EXERCISE REQUIREMENTS.
Return the material exactly, first line through the line containing "minimum height=97pt] (cust)", and nothing more. Pictures stay out.

DATA EXTRACT.
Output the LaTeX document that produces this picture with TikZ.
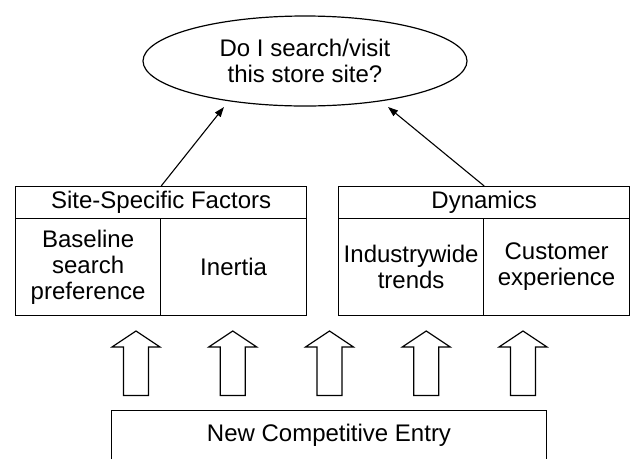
\documentclass[tikz,border=0pt]{standalone}
\usepackage{fontspec}
\setmainfont{Liberation Sans}
\usetikzlibrary{shapes.geometric,arrows.meta}
\begin{document}
\begin{tikzpicture}[x=1pt,y=-1pt,
  every node/.style={font=\fontsize{24}{26}\selectfont, inner sep=0pt},
  cell/.style={draw, rectangle, line width=1.2pt, align=center, anchor=north west},
  question/.style={draw, ellipse, line width=1.2pt, align=center,
    minimum width=324pt, minimum height=90pt},
  conn/.style={line width=1.1pt, -{Triangle[length=10pt,width=7pt]}},
  blockarrow/.style={draw, line width=1.2pt, fill=white, line join=miter},
  framed/.style={line width=1.2pt}]
\useasboundingbox (0,0) rectangle (630,459);

% top question
\node[question] (q) at (305,61) {Do I search/visit\\this store site?};

% site-specific factors
\node[cell, minimum width=291pt, minimum height=32pt] (site) at (15,186) {Site-Specific Factors};
\node[cell, minimum width=145pt, minimum height=97pt] (baseline) at (15,218) {Baseline\\search\\preference};
\node[cell, minimum width=146pt, minimum height=97pt] (inertia) at (160,218) {Inertia};

% dynamics
\node[cell, minimum width=291pt, minimum height=32pt] (dyn) at (338,186) {Dynamics};
\node[cell, minimum width=145pt, minimum height=97pt] (trends) at (338,218) {Industrywide\\trends};
\node[cell, minimum width=146pt, minimum height=97pt] (cust) at (483,218) {Customer\\experience};

% connectors up to the question
\coordinate (tipL) at (224,107);
\coordinate (tipR) at (388,107);
\draw[conn] (baseline.north east |- site.north) -- (tipL);
\draw[conn] (trends.north east |- dyn.north) -- (tipR);

% new competitive entry (runs off the bottom edge)
\node[minimum width=434pt, minimum height=48pt] (entry) at (329,435) {New Competitive Entry};
\draw[framed] (entry.south west) -- (entry.north west) -- (entry.north east) -- (entry.south east);

% block arrows pushing up from the entry
\foreach \i/\cx in {1/136,2/232.75,3/329.5,4/426.25,5/523}{
  \coordinate (push\i) at (\cx,331);
  \draw[blockarrow] (\cx-12.5,395.5) -- (\cx-12.5,347) -- (\cx-24,347) -- (push\i)
    -- (\cx+24,347) -- (\cx+12.5,347) -- (\cx+12.5,395.5) -- cycle;
}
\end{tikzpicture}
\end{document}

ANSWER TO THE PROBLEM.
Output the LaTeX document that produces this picture with TikZ.
\documentclass[tikz,border=0pt]{standalone}
\usepackage{fontspec}
\setmainfont{Liberation Sans}
\usetikzlibrary{shapes.geometric,arrows.meta}
\begin{document}
\begin{tikzpicture}[x=1pt,y=-1pt,
  every node/.style={font=\fontsize{24}{26}\selectfont, inner sep=0pt},
  cell/.style={draw, rectangle, line width=1.2pt, align=center, anchor=north west},
  question/.style={draw, ellipse, line width=1.2pt, align=center,
    minimum width=324pt, minimum height=90pt},
  conn/.style={line width=1.1pt, -{Triangle[length=10pt,width=7pt]}},
  blockarrow/.style={draw, line width=1.2pt, fill=white, line join=miter},
  framed/.style={line width=1.2pt}]
\useasboundingbox (0,0) rectangle (630,459);

% top question
\node[question] (q) at (305,61) {Do I search/visit\\this store site?};

% site-specific factors
\node[cell, minimum width=291pt, minimum height=32pt] (site) at (15,186) {Site-Specific Factors};
\node[cell, minimum width=145pt, minimum height=97pt] (baseline) at (15,218) {Baseline\\search\\preference};
\node[cell, minimum width=146pt, minimum height=97pt] (inertia) at (160,218) {Inertia};

% dynamics
\node[cell, minimum width=291pt, minimum height=32pt] (dyn) at (338,186) {Dynamics};
\node[cell, minimum width=145pt, minimum height=97pt] (trends) at (338,218) {Industrywide\\trends};
\node[cell, minimum width=146pt, minimum height=97pt] (cust) at (483,218) {Customer\\experience};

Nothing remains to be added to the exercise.